Inter’s most important game from the last twenty years was neither the 3-1 win over Barcelona, nor was it the Champions League final against Bayern Munich. Instead, the most important match took place in Kiev’s freezing-cold temperatures on November 4th 2009, with Inter trailing 1-0 and consequently on the brink of exiting Europe. With Mourinho then in charge, he decided to risk everything in the second half. Fortunately, the Nerazzurri successfully staged a successful comeback in the final five minutes and eventually progressed to the next round. Throughout the second half of that game, the only true defender on the pitch for Inter was Lucio. The Brazilian won every single tackle and basically led the defence by himself, as the rest of the team sought to attack. Milito and Sneijder both got on the score sheet, but everyone agreed that the man of the match was Lucio.

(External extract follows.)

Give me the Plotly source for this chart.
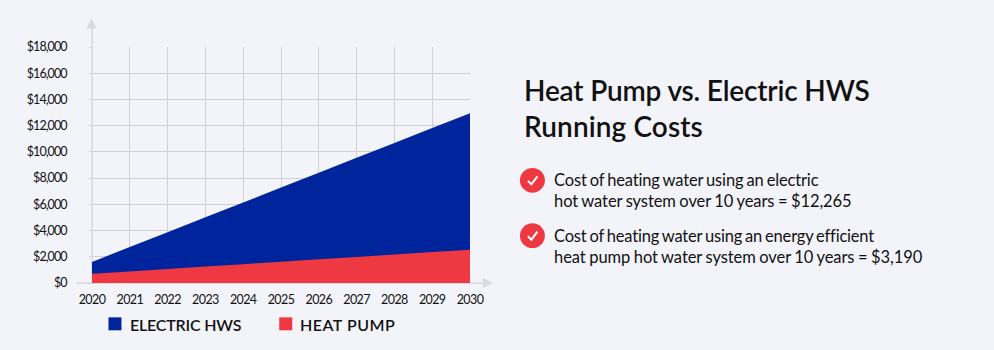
import plotly.graph_objects as go

years = [2020, 2021, 2022, 2023, 2024, 2025, 2026, 2027, 2028, 2029, 2030]
electric_hws = [1610, 2744, 3878, 5012, 6146, 7280, 8414, 9548, 10682, 11816, 12950]
heat_pump = [700, 885, 1069, 1254, 1438, 1623, 1807, 1991, 2176, 2360, 2545]
y_ticks = [0, 2000, 4000, 6000, 8000, 10000, 12000, 14000, 16000, 18000]
y_labels = ["$0", "$2,000", "$4,000", "$6,000", "$8,000", "$10,000", "$12,000", "$14,000", "$16,000", "$18,000"]
title_lines = ["Heat Pump vs. Electric HWS", "Running Costs"]
note_lines = [
    ["Cost of heating water using an electric", "hot water system over 10 years = $12,265"],
    ["Cost of heating water using an energy efficient", "heat pump hot water system over 10 years = $3,190"],
]
legend_names = ["ELECTRIC HWS", "HEAT PUMP"]

W, H = 994, 350
L, R, T, B = 91.5, 470, 46.5, 283.5
BG, BLUE, RED, GRID, ARROW = "#f3f4fa", "#00249c", "#ee3842", "#d0d0d4", "#dadadc"
INK = "#111111"
FONT = "Lato"

def px(x):
    return (x - L) / (R - L)

def py(y):
    return (B - y) / (B - T)

def tracked(s, letter, word=0):
    return f'<span style="letter-spacing:{letter}px;word-spacing:{word}px">{s}</span>'

fig = go.Figure()
fig.add_trace(go.Scatter(x=years, y=electric_hws, mode="none", fill="tozeroy", fillcolor=BLUE,
                         name=legend_names[0], showlegend=False))
fig.add_trace(go.Scatter(x=years, y=heat_pump, mode="none", fill="tozeroy", fillcolor=RED,
                         name=legend_names[1], showlegend=False))

shapes = []
def rect(x0, y0, x1, y1, color, layer="above"):
    shapes.append(dict(type="rect", xref="paper", yref="paper", x0=px(x0), x1=px(x1), y0=py(y0), y1=py(y1),
                       fillcolor=color, line_width=0, layer=layer))

def poly(points, color, layer="above"):
    d = "M" + " L".join(f"{px(a):.5f},{py(b):.5f}" for a, b in points) + " Z"
    shapes.append(dict(type="path", xref="paper", yref="paper", path=d, fillcolor=color, line_width=0, layer=layer))

# axis arrows
rect(91, 27, 92.2, 283.5, GRID, "below")
poly([(91, 18), (86, 28), (96, 28)], ARROW)
rect(76, 283, 484, 284.2, GRID, "below")
poly([(493, 283.5), (483, 278.5), (483, 288.5)], ARROW)

# legend swatches
rect(108, 318, 121, 331, BLUE)
rect(279, 318, 292, 331, RED)

annotations = []
def text(x, y, s, size, weight=400, color=INK):
    annotations.append(dict(xref="paper", yref="paper", x=px(x), y=py(y), text=s, showarrow=False,
                            xanchor="left", yanchor="middle",
                            font=dict(family=FONT, size=size, color=color, weight=weight),
                            borderpad=0, borderwidth=0, align="left"))

text(130, 325, tracked(legend_names[0], -0.2), 16, 600)
text(300, 325, tracked(legend_names[1], 0.5), 16, 600)
text(524, 90, tracked(title_lines[0], -0.17), 28, 600)
text(524, 126, tracked(title_lines[1], 0.1), 28, 600)

spacing = [[(-0.15, -1), (-0.08, -0.6)], [(-0.2, -1), (-0.07, -0.6)]]
for (cy, lines, sp) in zip([180.4, 236], note_lines, spacing):
    shapes.append(dict(type="circle", xref="paper", yref="paper", x0=px(520), x1=px(545), y0=py(cy + 12.4), y1=py(cy - 12.4),
                       fillcolor=RED, line_width=0))
    check = f"M{px(528):.5f},{py(cy + 0.5):.5f} L{px(531.5):.5f},{py(cy + 4):.5f} L{px(537.5):.5f},{py(cy - 4):.5f}"
    shapes.append(dict(type="path", xref="paper", yref="paper", path=check, line=dict(color="white", width=2)))
    text(554, cy, tracked(lines[0], *sp[0]), 16.5)
    text(554, cy + 21, tracked(lines[1], *sp[1]), 16.5)

fig.update_layout(
    width=W, height=H, autosize=False,
    paper_bgcolor=BG, plot_bgcolor=BG,
    margin=dict(l=L, r=W - R, t=T, b=H - B, pad=0),
    showlegend=False,
    shapes=shapes, annotations=annotations,
    font=dict(family=FONT, size=12, color=INK),
    xaxis=dict(range=[2020, 2030], tickmode="array", tickvals=years,
               ticktext=[tracked(str(v), -0.6) for v in years],
               showgrid=True, gridcolor=GRID, gridwidth=1, zeroline=False, showline=False, ticks="",
               ticklabelstandoff=7, tickfont=dict(size=12.5)),
    yaxis=dict(range=[0, 18000], tickmode="array", tickvals=y_ticks,
               ticktext=[tracked(s, -0.95) for s in y_labels],
               showgrid=True, gridcolor=GRID, gridwidth=1, zeroline=False, showline=False,
               ticks="outside", ticklen=2, tickcolor=GRID, ticklabelstandoff=20, tickfont=dict(size=12.5)),
)
fig.write_html("out.html", config={"displayModeBar": False},
               post_script="document.body.style.margin='0';document.body.style.background='%s';" % BG)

Inter’s treble began to take shape on that cold night in Kiev and there was no doubt that the team’s strength had its roots in their defence, which was built upon the foundations of Samuel and Lucio. Many think this was the best central defensive pairing in Inter’s history. Another highlight from that legendary season, and one that is fondly remembered by the fans, was the man-marking conducted on Drogba during the Champions League Round of 16. Nevertheless, Lucio was not just the classic defender with all grit and no technique – he was capable of picking out some great long-range passes, while he also often pushed forward to trigger the start of team attacks. His nickname “O Cavalo” came from his famous runs down the pitch. This vagrant tendency often frustrated his coaches, who more often than not wanted him to stick to his tactical and defensive duties. Legend has it that Lucio and Josè Mourinho finally came to an acceptable compromise.

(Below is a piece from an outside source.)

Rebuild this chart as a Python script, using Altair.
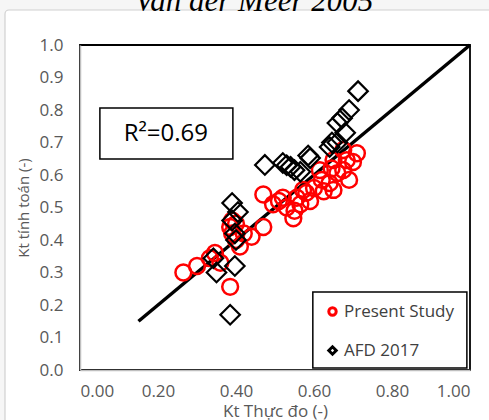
import altair as alt
import pandas as pd

# Present Study (red circles)
ps_x = [0.265, 0.30, 0.333, 0.346, 0.36, 0.385, 0.385, 0.39, 0.40, 0.41, 0.42, 0.44, 0.47, 0.47,
        0.495, 0.52, 0.53, 0.547, 0.556, 0.565, 0.572, 0.59, 0.60, 0.62, 0.64, 0.65, 0.66, 0.675,
        0.684, 0.69, 0.71, 0.675, 0.65, 0.615, 0.55, 0.58, 0.625, 0.645, 0.70, 0.39, 0.40, 0.51]
ps_y = [0.30, 0.32, 0.344, 0.36, 0.33, 0.256, 0.44, 0.46, 0.40, 0.38, 0.42, 0.41, 0.44, 0.54,
        0.51, 0.53, 0.50, 0.467, 0.53, 0.51, 0.554, 0.52, 0.56, 0.585, 0.575, 0.554, 0.606, 0.615,
        0.646, 0.585, 0.667, 0.677, 0.646, 0.615, 0.49, 0.545, 0.55, 0.62, 0.64, 0.42, 0.45, 0.52]

# AFD 2017 (black diamonds)
afd_x = [0.342, 0.35, 0.397, 0.385, 0.397, 0.39, 0.405, 0.39, 0.40, 0.474, 0.52, 0.53, 0.54,
         0.55, 0.565, 0.59, 0.585, 0.64, 0.646, 0.66, 0.66, 0.672, 0.69, 0.713, 0.68]
afd_y = [0.344, 0.30, 0.32, 0.17, 0.42, 0.514, 0.486, 0.46, 0.40, 0.631, 0.637, 0.63, 0.625,
         0.615, 0.61, 0.652, 0.66, 0.686, 0.70, 0.70, 0.76, 0.775, 0.80, 0.858, 0.73]

series_names = ["Present Study", "AFD 2017"]
line_x = [0.15, 1.0]
line_y = [0.15, 1.0]
r2_text = "R²=0.69"
x_ticks = [0.0, 0.2, 0.4, 0.6, 0.8, 1.0]
y_ticks = [0.0, 0.1, 0.2, 0.3, 0.4, 0.5, 0.6, 0.7, 0.8, 0.9, 1.0]

ps_df = pd.DataFrame({"x": ps_x, "y": ps_y, "series": series_names[0]})
afd_df = pd.DataFrame({"x": afd_x, "y": afd_y, "series": series_names[1]})
line_df = pd.DataFrame({"x": line_x, "y": line_y})
one = pd.DataFrame({"a": [0]})

FONT = "Open Sans"
xs = alt.Scale(domain=[0, 1], nice=False)
ys = alt.Scale(domain=[0, 1], nice=False)
x_axis = alt.Axis(values=x_ticks, tickCount=20, format=".2f", title="Kt Thực đo (-)",
                  titleFontSize=17, zindex=1, labelOverlap=False)
y_axis = alt.Axis(values=y_ticks, tickCount=20, format=".1f", title="Kt tính toán (-)",
                  labelOverlap=False, zindex=1)


def X(field="x"):
    return alt.X(f"{field}:Q", scale=xs, axis=x_axis)


def Y(field="y"):
    return alt.Y(f"{field}:Q", scale=ys, axis=y_axis)


frame = alt.Chart(one).mark_rect(fill="white", stroke="#d0d0d0", strokeWidth=1.2,
                                 cornerRadius=4).encode(
    x=alt.value(-75), x2=alt.value(430), y=alt.value(-35), y2=alt.value(400)
)

title = alt.Chart(one).mark_text(
    text="Van der Meer 2005", font="Liberation Serif", fontStyle="italic", fontSize=31,
    baseline="alphabetic", align="center", color="black"
).encode(x=alt.value(174), y=alt.value(-34))

plot_box_df = pd.DataFrame({"x": [0.0], "x2": [1.0], "y": [0.0], "y2": [1.0]})
plot_box = alt.Chart(plot_box_df).mark_rect(fill="white", fillOpacity=0, stroke="black",
                                            strokeWidth=1.8).encode(
    x=X(), x2="x2:Q", y=Y(), y2="y2:Q"
)

diag = alt.Chart(line_df).mark_line(color="black", strokeWidth=3.5).encode(x=X(), y=Y())

color_enc = alt.Color("series:N", scale=alt.Scale(domain=series_names, range=["#ff0000", "#000000"]),
                      legend=alt.Legend(orient="none", legendX=236, legendY=250, title=None,
                                        symbolSize=55, symbolStrokeWidth=3, labelFontSize=17,
                                        labelFont=FONT, labelColor="#404040", padding=8,
                                        rowPadding=18, labelOffset=3))
shape_enc = alt.Shape("series:N", scale=alt.Scale(domain=series_names, range=["circle", "diamond"]))

pts_ps = alt.Chart(ps_df).mark_point(filled=False, strokeWidth=2.5, opacity=1, size=250).encode(
    x=X(), y=Y(), color=color_enc, shape=shape_enc,
)
pts_afd = alt.Chart(afd_df).mark_point(filled=False, strokeWidth=2.2, opacity=1, size=380).encode(
    x=X(), y=Y(), color=color_enc, shape=shape_enc,
)

r2_df = pd.DataFrame({"x": [0.051], "x2": [0.392], "y": [0.806], "y2": [0.649]})
r2_box = alt.Chart(r2_df).mark_rect(fill="white", stroke="black", strokeWidth=1.5).encode(
    x=X(), x2="x2:Q", y=Y(), y2="y2:Q"
)
r2_lab = pd.DataFrame({"x": [0.22], "y": [0.727], "t": [r2_text]})
r2_txt = alt.Chart(r2_lab).mark_text(font=FONT, fontSize=24, color="black").encode(
    x=X(), y=Y(), text="t:N"
)

lg_df = pd.DataFrame({"x": [0.597], "x2": [0.992], "y": [0.006], "y2": [0.24]})
lg_box = alt.Chart(lg_df).mark_rect(fill="white", stroke="black", strokeWidth=1.5).encode(
    x=X(), x2="x2:Q", y=Y(), y2="y2:Q"
)

chart = alt.layer(frame, title, plot_box, diag, pts_ps, pts_afd, r2_box, r2_txt, lg_box).properties(
    width=390, height=325,
    autosize=alt.AutoSizeParams(type="none"),
    padding={"left": 80, "top": 45, "right": 19, "bottom": 50},
    background="#f6f6f6",
).configure_view(
    stroke=None
).configure_axis(
    grid=False, ticks=False, domainColor="#bfbfbf", domainWidth=1.5,
    labelFont=FONT, labelFontSize=17, labelColor="#595959",
    titleFont=FONT, titleFontSize=15, titleColor="#595959", titleFontWeight="normal",
).configure_axisX(
    labelPadding=13, titlePadding=4
).configure_axisY(
    labelPadding=17, titlePadding=8, labelOverlap=False
)

chart.save("out.html", embed_options={"renderer": "svg", "actions": False})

After spending nine seasons in Germany, featuring for both Bayer Leverkusen and Bayern Munich, Lucio came to the city of Milan in 2009. He went on to spend three seasons with Inter and became a key starter for the entirety of this period. However, it was for his first Nerazzurri campaign that he is most fondly remembered, as he became one of the heroes from the Treble and deservedly wrote his name into Inter’s history books.